* **Exercise brief**
Can you set down, exactly as they appear below, the lines from the opening of the material through the one bearing "var plotL = 163, plotR", minus the pictures?
** start **
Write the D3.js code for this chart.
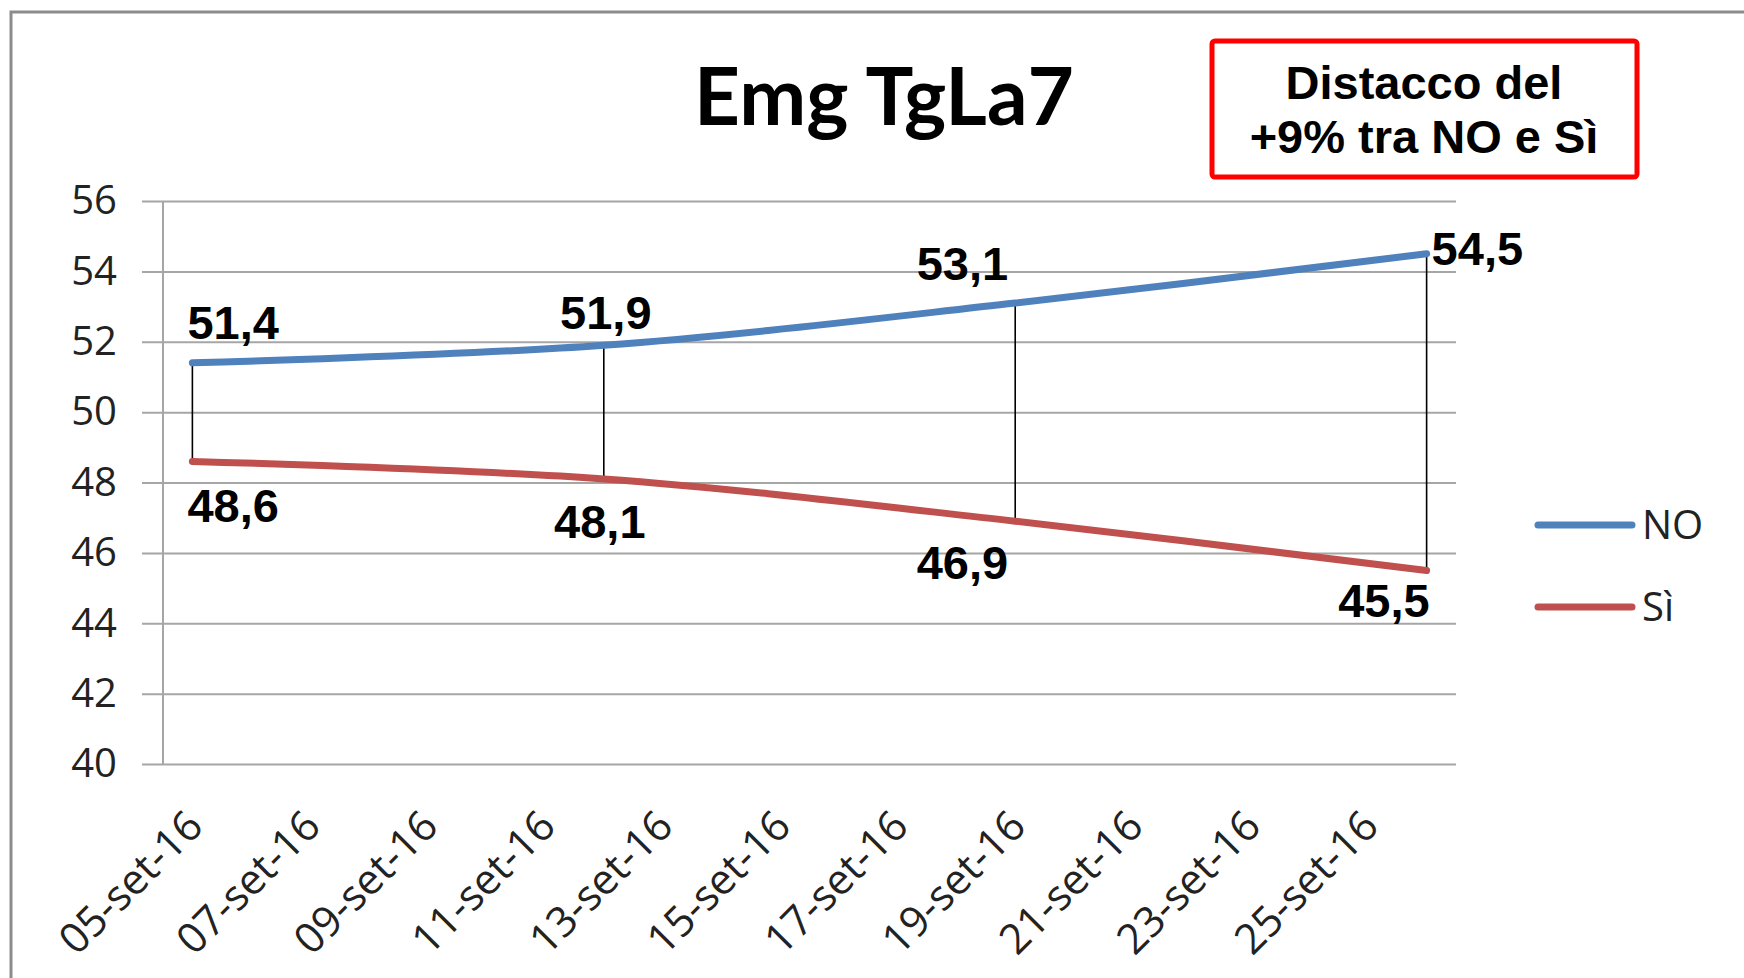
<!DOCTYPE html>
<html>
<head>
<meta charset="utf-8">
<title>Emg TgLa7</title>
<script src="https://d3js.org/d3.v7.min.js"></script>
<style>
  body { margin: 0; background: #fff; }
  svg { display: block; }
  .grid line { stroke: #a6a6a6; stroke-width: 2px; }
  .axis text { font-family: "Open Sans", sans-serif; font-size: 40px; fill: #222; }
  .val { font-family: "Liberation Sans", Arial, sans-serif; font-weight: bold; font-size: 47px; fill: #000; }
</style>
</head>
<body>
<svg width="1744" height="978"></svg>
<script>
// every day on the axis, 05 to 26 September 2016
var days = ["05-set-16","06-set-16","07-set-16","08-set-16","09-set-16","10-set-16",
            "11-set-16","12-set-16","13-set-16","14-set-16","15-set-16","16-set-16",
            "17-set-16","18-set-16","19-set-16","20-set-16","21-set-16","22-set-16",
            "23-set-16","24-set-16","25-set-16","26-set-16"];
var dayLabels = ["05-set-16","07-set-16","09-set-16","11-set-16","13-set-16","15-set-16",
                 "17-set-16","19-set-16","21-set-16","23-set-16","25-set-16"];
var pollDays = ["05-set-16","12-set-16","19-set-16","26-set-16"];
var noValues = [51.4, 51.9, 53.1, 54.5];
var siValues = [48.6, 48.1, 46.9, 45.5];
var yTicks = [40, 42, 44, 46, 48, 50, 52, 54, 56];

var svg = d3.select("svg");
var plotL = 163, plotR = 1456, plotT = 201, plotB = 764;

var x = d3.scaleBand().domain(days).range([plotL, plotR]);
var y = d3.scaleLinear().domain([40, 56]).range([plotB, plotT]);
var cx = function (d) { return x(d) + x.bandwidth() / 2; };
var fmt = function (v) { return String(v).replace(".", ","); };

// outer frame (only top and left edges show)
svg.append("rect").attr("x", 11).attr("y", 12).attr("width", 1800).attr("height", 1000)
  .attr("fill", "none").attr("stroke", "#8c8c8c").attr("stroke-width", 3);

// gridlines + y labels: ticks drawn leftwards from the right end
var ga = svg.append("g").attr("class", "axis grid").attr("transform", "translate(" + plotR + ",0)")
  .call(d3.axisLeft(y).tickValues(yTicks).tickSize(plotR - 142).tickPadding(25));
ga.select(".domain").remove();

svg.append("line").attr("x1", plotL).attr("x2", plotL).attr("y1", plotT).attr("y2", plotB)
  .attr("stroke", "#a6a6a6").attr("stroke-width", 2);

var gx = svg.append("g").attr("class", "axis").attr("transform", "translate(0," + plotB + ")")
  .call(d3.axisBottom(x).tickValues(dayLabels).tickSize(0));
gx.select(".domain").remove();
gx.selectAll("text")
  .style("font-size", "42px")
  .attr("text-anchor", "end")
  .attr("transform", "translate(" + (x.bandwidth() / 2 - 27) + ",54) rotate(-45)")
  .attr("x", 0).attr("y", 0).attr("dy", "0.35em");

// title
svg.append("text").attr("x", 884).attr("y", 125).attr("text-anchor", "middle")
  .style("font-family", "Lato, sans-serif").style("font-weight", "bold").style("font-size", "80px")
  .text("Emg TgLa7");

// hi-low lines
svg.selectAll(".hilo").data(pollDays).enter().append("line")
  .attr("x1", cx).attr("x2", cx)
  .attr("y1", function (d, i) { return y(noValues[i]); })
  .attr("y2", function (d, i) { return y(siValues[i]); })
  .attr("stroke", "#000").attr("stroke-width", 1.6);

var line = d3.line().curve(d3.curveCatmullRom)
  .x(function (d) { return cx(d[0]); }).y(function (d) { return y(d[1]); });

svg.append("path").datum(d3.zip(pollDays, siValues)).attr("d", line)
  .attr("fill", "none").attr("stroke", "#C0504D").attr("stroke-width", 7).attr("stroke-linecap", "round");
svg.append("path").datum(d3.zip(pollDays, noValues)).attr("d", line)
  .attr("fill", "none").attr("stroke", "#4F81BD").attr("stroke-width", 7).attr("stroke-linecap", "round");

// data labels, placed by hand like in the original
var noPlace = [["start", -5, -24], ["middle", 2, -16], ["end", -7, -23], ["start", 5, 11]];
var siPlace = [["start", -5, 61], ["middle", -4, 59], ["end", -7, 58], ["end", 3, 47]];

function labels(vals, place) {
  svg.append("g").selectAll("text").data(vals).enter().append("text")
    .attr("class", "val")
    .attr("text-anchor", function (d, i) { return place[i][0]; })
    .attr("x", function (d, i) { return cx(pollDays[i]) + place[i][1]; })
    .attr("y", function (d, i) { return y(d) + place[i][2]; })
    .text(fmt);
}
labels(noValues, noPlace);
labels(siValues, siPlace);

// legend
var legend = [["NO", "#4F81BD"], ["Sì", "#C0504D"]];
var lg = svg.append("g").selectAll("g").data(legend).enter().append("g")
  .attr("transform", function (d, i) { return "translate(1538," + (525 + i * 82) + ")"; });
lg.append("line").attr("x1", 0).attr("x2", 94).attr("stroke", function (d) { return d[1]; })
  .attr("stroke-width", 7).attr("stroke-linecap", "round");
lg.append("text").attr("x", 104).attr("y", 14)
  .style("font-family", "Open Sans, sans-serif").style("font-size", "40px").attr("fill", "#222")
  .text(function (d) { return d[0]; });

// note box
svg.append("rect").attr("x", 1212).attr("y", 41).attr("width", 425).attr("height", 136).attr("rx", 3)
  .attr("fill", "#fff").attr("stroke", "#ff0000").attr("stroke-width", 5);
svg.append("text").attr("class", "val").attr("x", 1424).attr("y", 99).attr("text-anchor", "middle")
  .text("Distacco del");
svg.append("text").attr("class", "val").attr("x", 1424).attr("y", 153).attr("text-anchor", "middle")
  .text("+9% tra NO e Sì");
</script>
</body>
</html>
** end **
* **Completed exercise**
Write the D3.js code for this chart.
<!DOCTYPE html>
<html>
<head>
<meta charset="utf-8">
<title>Emg TgLa7</title>
<script src="https://d3js.org/d3.v7.min.js"></script>
<style>
  body { margin: 0; background: #fff; }
  svg { display: block; }
  .grid line { stroke: #a6a6a6; stroke-width: 2px; }
  .axis text { font-family: "Open Sans", sans-serif; font-size: 40px; fill: #222; }
  .val { font-family: "Liberation Sans", Arial, sans-serif; font-weight: bold; font-size: 47px; fill: #000; }
</style>
</head>
<body>
<svg width="1744" height="978"></svg>
<script>
// every day on the axis, 05 to 26 September 2016
var days = ["05-set-16","06-set-16","07-set-16","08-set-16","09-set-16","10-set-16",
            "11-set-16","12-set-16","13-set-16","14-set-16","15-set-16","16-set-16",
            "17-set-16","18-set-16","19-set-16","20-set-16","21-set-16","22-set-16",
            "23-set-16","24-set-16","25-set-16","26-set-16"];
var dayLabels = ["05-set-16","07-set-16","09-set-16","11-set-16","13-set-16","15-set-16",
                 "17-set-16","19-set-16","21-set-16","23-set-16","25-set-16"];
var pollDays = ["05-set-16","12-set-16","19-set-16","26-set-16"];
var noValues = [51.4, 51.9, 53.1, 54.5];
var siValues = [48.6, 48.1, 46.9, 45.5];
var yTicks = [40, 42, 44, 46, 48, 50, 52, 54, 56];

var svg = d3.select("svg");
var plotL = 163, plotR = 1456, plotT = 201, plotB = 764;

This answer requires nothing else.